LO MÁS SENCILLO DE LA MUERTE


Bonilla de la Sierra. Ávila. Copyright fotos: Teresa Morales

En 1966, una doctora valiente y curiosa, aunque sobre todo, solidaria y compasiva, puso en marcha un seminario para sus alumnos. La noticia no hubiera tenido más importancia, ni mucho menos notoriedad en la escena local de su país y en el panorama internacional, si no fuera porque el objeto de estudio que se había planificado era la muerte desde la vida. Es decir cómo la ven, la sienten y la padecen quienes están a punto de partir hacia el más allá, quienes estando en el más acá han de afrontar una enfermedad mortal y quienes, a sabiendas de que la vida es un proceso con un principio y un final, se preparan, resignados, serenos o cabreados, el momento en el que dejarán de estar. La doctora Elisabeth Kübler-Ross se convirtió así en, primero, un bicho raro y, segundo, una institución en la materia, que ayudó a la comunidad científica a entender a los pacientes moribundos como seres sintientes y no, como meros conejillos de indias o muñecos de carne y hueso a los que se puede vestir, desvestir, ordenar, mover, arrastrar, limpiar o ensuciar, pinchar, etc al antojo de médicos y enfermeras, y al olvido de parientes y amigos. Sobre la muerte y los moribundos es el libro que recoge las experiencias de la doctora y sus alumnos durante el tiempo que duró aquel experimento humanitario. Miles de entrevistas a enfermos terminales que dejaron el testimonio de cómo los miedos, las inseguridades, las luchas de egos, la infancia y otras muchas debilidades humanas enquistan las relaciones interpersonales y, lo que es peor, la dificultad de aceptar la propia muerte como una liberación. La doctora Kübler-Ross, tal como dice en la introducción del libro, estaba segura de que “si todos nosotros pudiéramos empezar a considerar la posibilidad de nuestra propia muerte, podríamos conseguir muchas cosas, la más importante de las cuales sería el bienestar de nuestros pacientes, de nuestras familias y por último, quizá de nuestro país…” "Lograríamos alcanzar la paz, –nuestra paz interior y la paz entre las naciones– si nos enfrentáramos a la realidad de la muerte y la aceptáramos".

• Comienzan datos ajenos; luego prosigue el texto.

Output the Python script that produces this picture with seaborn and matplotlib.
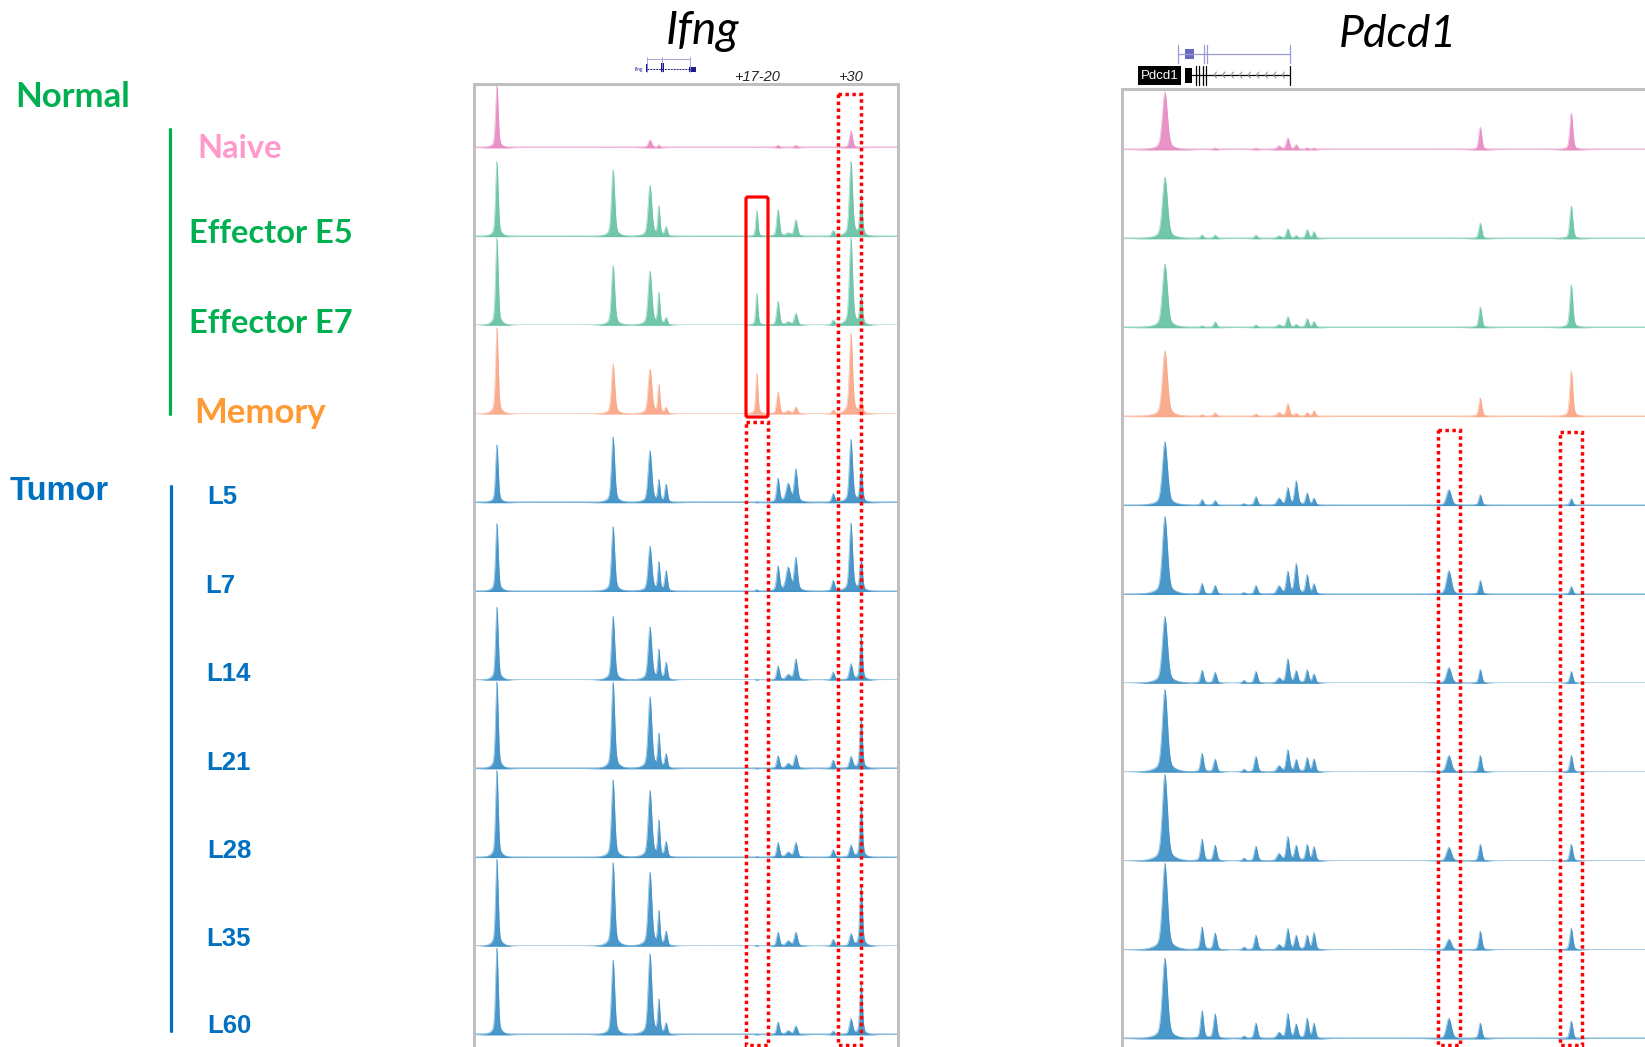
import numpy as np
import pandas as pd
import matplotlib
matplotlib.use("Agg")
import matplotlib.pyplot as plt
from matplotlib.patches import Rectangle, FancyBboxPatch
import seaborn as sns

W, H = 1645, 1047

tracks = ["Naive", "Effector E5", "Effector E7", "Memory",
          "L5", "L7", "L14", "L21", "L28", "L35", "L60"]
groups = ["naive", "effector", "effector", "memory"] + ["tumor"] * 7

# Ifng window: peak positions (% of window), widths and heights per track
ifng_pos = [5.4, 32.8, 41.5, 43.6, 45.3, 66.7, 71.7, 74.1, 75.9, 84.7, 88.9, 91.3]
ifng_wid = [0.3, 0.37, 0.42, 0.25, 0.3, 0.25, 0.32, 0.5, 0.37, 0.35, 0.37, 0.3]
ifng_heights = [
    [63, 0, 8, 3, 0, 0, 3, 0, 3, 0, 17, 0],       # Naive
    [75, 67, 51, 29, 9, 26, 27, 3, 17, 6, 75, 40],  # Effector E5
    [87, 60, 54, 31, 7, 32, 24, 3, 12, 5, 87, 29],  # Effector E7
    [86, 50, 45, 28, 6, 41, 22, 3, 7, 4, 81, 16],   # Memory
    [58, 66, 52, 21, 18, 1, 24, 18, 33, 9, 63, 33],  # L5
    [68, 65, 45, 28, 20, 2, 25, 23, 33, 11, 68, 32],  # L7
    [73, 64, 53, 29, 17, 1, 14, 5, 21, 8, 16, 43],  # L14
    [87, 87, 72, 33, 14, 1, 13, 5, 14, 9, 12, 50],  # L21
    [87, 78, 67, 35, 15, 1, 15, 5, 15, 8, 12, 52],  # L28
    [87, 84, 74, 33, 14, 1, 14, 5, 14, 7, 12, 62],  # L35
    [87, 75, 81, 33, 11, 1, 13, 4, 9, 4, 16, 51],   # L60
]

# Pdcd1 window
pdcd1_pos = [8.2, 15.3, 17.8, 23.3, 25.6, 30.0, 31.7, 33.3, 35.4, 36.7, 62.5, 68.5, 85.9]
pdcd1_wid = [0.47, 0.28, 0.3, 0.3, 0.3, 0.4, 0.3, 0.3, 0.28, 0.28, 0.45, 0.28, 0.28]
pdcd1_heights = [
    [58, 0, 2, 0, 2, 4, 12, 5, 2, 2, 0, 23, 37],
    [62, 4, 4, 0, 4, 3, 10, 3, 9, 7, 0, 16, 33],
    [64, 2, 6, 0, 3, 3, 11, 3, 9, 6, 0, 21, 43],
    [66, 2, 4, 0, 3, 4, 13, 3, 4, 6, 0, 19, 46],
    [64, 6, 5, 2, 9, 7, 17, 24, 12, 7, 16, 11, 7],
    [78, 11, 9, 2, 9, 8, 22, 30, 19, 10, 24, 14, 8],
    [67, 13, 11, 3, 12, 5, 24, 12, 13, 9, 16, 14, 12],
    [83, 19, 13, 3, 16, 6, 22, 12, 14, 13, 17, 17, 17],
    [87, 22, 16, 3, 15, 7, 24, 15, 16, 14, 14, 17, 17],
    [87, 23, 17, 3, 15, 5, 21, 14, 14, 17, 11, 19, 22],
    [81, 28, 25, 3, 16, 6, 25, 14, 20, 15, 21, 16, 18],
]

sns.set_theme(style="white")
plt.rcParams['font.family'] = ['Lato', 'DejaVu Sans']
set2 = sns.color_palette("Set2")
track_col = {"naive": set2[3], "effector": set2[0], "memory": "#f9a585",
             "tumor": "#3a8fc6"}

fig = plt.figure(figsize=(W / 100, H / 100), dpi=100)


def px_axes(x0, y0, x1, y1):
    return fig.add_axes([x0 / W, 1 - y1 / H, (x1 - x0) / W, (y1 - y0) / H])


def profile(x, pos, hts, wid):
    y = np.zeros_like(x)
    for p, h, w in zip(pos, hts, wid):
        d = np.abs(x - p)
        y += h * (0.8 * np.exp(-0.5 * (d / w) ** 2) + 0.2 * np.exp(-d / (3 * w)))
    return y


xs = np.linspace(0, 100, 3000)


def draw_panel(x0, x1, base0, step, pos, wid, heights):
    for i, (name, grp) in enumerate(zip(tracks, groups)):
        base = base0 + step * i
        ax = px_axes(x0, base - step, x1, base)
        ys = profile(xs, pos, heights[i], wid)
        c = track_col[grp]
        df = pd.DataFrame({"pos": xs, "signal": ys})
        ax.fill_between(df["pos"], 0, df["signal"], color=c, alpha=0.92, lw=0)
        sns.lineplot(data=df, x="pos", y="signal", ax=ax, color=c, lw=0.5,
                     alpha=0.6, estimator=None)
        ax.axhline(0.6, color=c, lw=1.8, alpha=0.45)
        ax.set_xlim(0, 100)
        ax.set_ylim(0, step)
        ax.axis("off")


draw_panel(474, 898, 148, 88.7, ifng_pos, ifng_wid, ifng_heights)
draw_panel(1122, 1645, 150, 88.9, pdcd1_pos, pdcd1_wid, pdcd1_heights)

# overlay in pixel coordinates for frames, boxes and labels
ov = fig.add_axes([0, 0, 1, 1], zorder=10)
ov.set_xlim(0, W)
ov.set_ylim(H, 0)
ov.axis("off")

frame = "#c0c0c0"
ov.plot([474, 474, 898, 898], [H + 5, 84, 84, H + 5], color=frame, lw=2.2,
        solid_joinstyle="miter")
ov.plot([1122, 1122, W + 5], [H + 5, 89, 89], color=frame, lw=2.2,
        solid_joinstyle="miter")

red = "#ff0000"
ov.add_patch(FancyBboxPatch((746, 197), 22, 220,
                            boxstyle="round,pad=0,rounding_size=2",
                            fill=False, ec=red, lw=2.3))
for bx, by, bw in [(746, 422, 22), (838, 94, 23), (1438, 430, 22), (1560, 432, 22)]:
    ov.add_patch(Rectangle((bx, by), bw, 1045 - by, fill=False, ec=red,
                           lw=2.5, ls=(0, (1, 1))))

# titles
ov.text(703, 44, "Ifng", fontsize=33, style="italic", ha="center",
        va="baseline", color="black")
ov.text(1398, 47, "Pdcd1", fontsize=32, style="italic", ha="center",
        va="baseline", color="black")
ov.text(757, 81, "+17-20", fontsize=10.5, style="italic", ha="center",
        va="baseline", family=["Liberation Sans", "DejaVu Sans"])
ov.text(850, 81, "+30", fontsize=10.5, style="italic", ha="center",
        va="baseline", family=["Liberation Sans", "DejaVu Sans"])

# Ifng gene model
navy = "#1c1c8a"
lav = "#9a9ad6"
ov.plot([647, 690], [59, 59], color=lav, lw=0.6)
for gx in [647, 662, 690]:
    ov.plot([gx, gx], [57, 72], color=lav, lw=0.6)
ov.plot([647, 696], [69, 69], color=navy, lw=0.7, ls=(0, (2, 1)))
ov.add_patch(Rectangle((645.5, 64), 2.5, 8, color=navy, lw=0))
ov.add_patch(Rectangle((661, 63), 2.5, 9, color=navy, lw=0))
ov.add_patch(Rectangle((689, 66.5), 7, 5, color=navy, lw=0))
ov.text(643, 70, "Ifng", fontsize=3.5, color=navy, ha="right", va="center")

# Pdcd1 gene model
ov.plot([1178, 1290], [54, 54], color=lav, lw=0.9)
for gx in [1178, 1204, 1207, 1290]:
    ov.plot([gx, gx], [45, 63], color=lav, lw=0.9)
ov.add_patch(Rectangle((1185, 49), 9, 10, color="#6a6ac0", lw=0))
ov.add_patch(Rectangle((1138, 66), 43, 19, color="black", lw=0))
ov.text(1159.5, 76, "Pdcd1", fontsize=9.5, color="white", ha="center",
        va="center", family=["Liberation Sans", "DejaVu Sans"])
ov.add_patch(Rectangle((1185, 68), 7, 15, color="black", lw=0))
for gx in [1196, 1198.5, 1202.5, 1206]:
    ov.plot([gx, gx], [66, 85], color="black", lw=0.9)
ov.plot([1192, 1290], [75, 75], color="black", lw=0.9)
ov.plot([1290, 1290], [66, 85], color="black", lw=0.9)
for cx in np.arange(1214, 1288, 8.5):
    ov.plot([cx + 2.5, cx, cx + 2.5], [72, 75, 78], color="#8a8a8a", lw=0.7)

# left labels
green = "#00b050"
blue = "#0070c0"
lab = dict(fontsize=23.5, fontweight="bold", va="baseline")
ov.text(15, 107, "Normal", color=green, fontsize=25, fontweight="bold",
        va="baseline")
ov.plot([170, 170], [129, 414], color=green, lw=2.3)
ov.text(197, 158, "Naive", color="#ff99cc", **lab)
ov.text(189, 243, "Effector E5", color=green, **lab)
ov.text(189, 333, "Effector E7", color=green, **lab)
ov.text(194, 423, "Memory", color="#ff9933", fontsize=25, fontweight="bold",
        va="baseline")

arial = ["Liberation Sans", "DejaVu Sans"]
ov.text(10, 500, "Tumor", color=blue, fontsize=23.5, fontweight="bold",
        va="baseline", family=arial)
ov.plot([171, 171], [486, 1031], color=blue, lw=2.3)
tumor_lab_x = [207, 205, 206, 206, 207, 206, 207]
tumor_lab_y = [504, 593, 681, 770, 858, 946, 1033]
for name, lx, ly in zip(tracks[4:], tumor_lab_x, tumor_lab_y):
    ov.text(lx, ly, name, color=blue, fontsize=18.5, fontweight="bold",
            va="baseline", family=arial)

fig.savefig("out.png", dpi=100, facecolor="white")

En el budismo tibetano existe una práctica no tan complicada de llevar a cabo para desligarnos del ego que, como indican las filosofías orientales, tiene que ver con nuestra propia piel. En el instante en que uno es capaz de visualizarse sin el disfraz de nuestra apariencia física, sólo como un conjunto de músculos, nervios, huesos… se pierde la percepción del yo personal y se tiene la oportunidad de verse, a sí mismo, como un ser, una anatomía que pertenece al reino de lo animal, capaz de desmembrarse hasta el punto de dejar de ser un yo para convertirse en parte de la naturaleza a la que, injustamente, tratamos como un ente independiente de nosotros. Craso error. Llevo varios días ilusionada porque he sido capaz de verme como uno de esos dibujos de Juan Gatti, de personajes que se pasean entre flores y paisajes, vestidos con sus tejidos musculares y nerviosos, rodeados de mariposas, pájaros e insectos. Y sí, aseguro que es más fácil abandonar las dudas, la ira y otras miserias y sentirse parte de la vida, no esa de asfalto y escaparates, bares y atascos que hemos inventado para entretenernos y esclavizarnos, sino aquella del viento, el mar, los árboles, las rocas y las estrellas hacia las que muchos, antes de morir, miran resignados como si fuera allí, y no aquí, donde estuviera la verdadera felicidad. Tagore escribió: “La muerte pertenece a la vida igual que el nacimiento. Para andar, no sólo levantamos el pie, también lo bajamos”.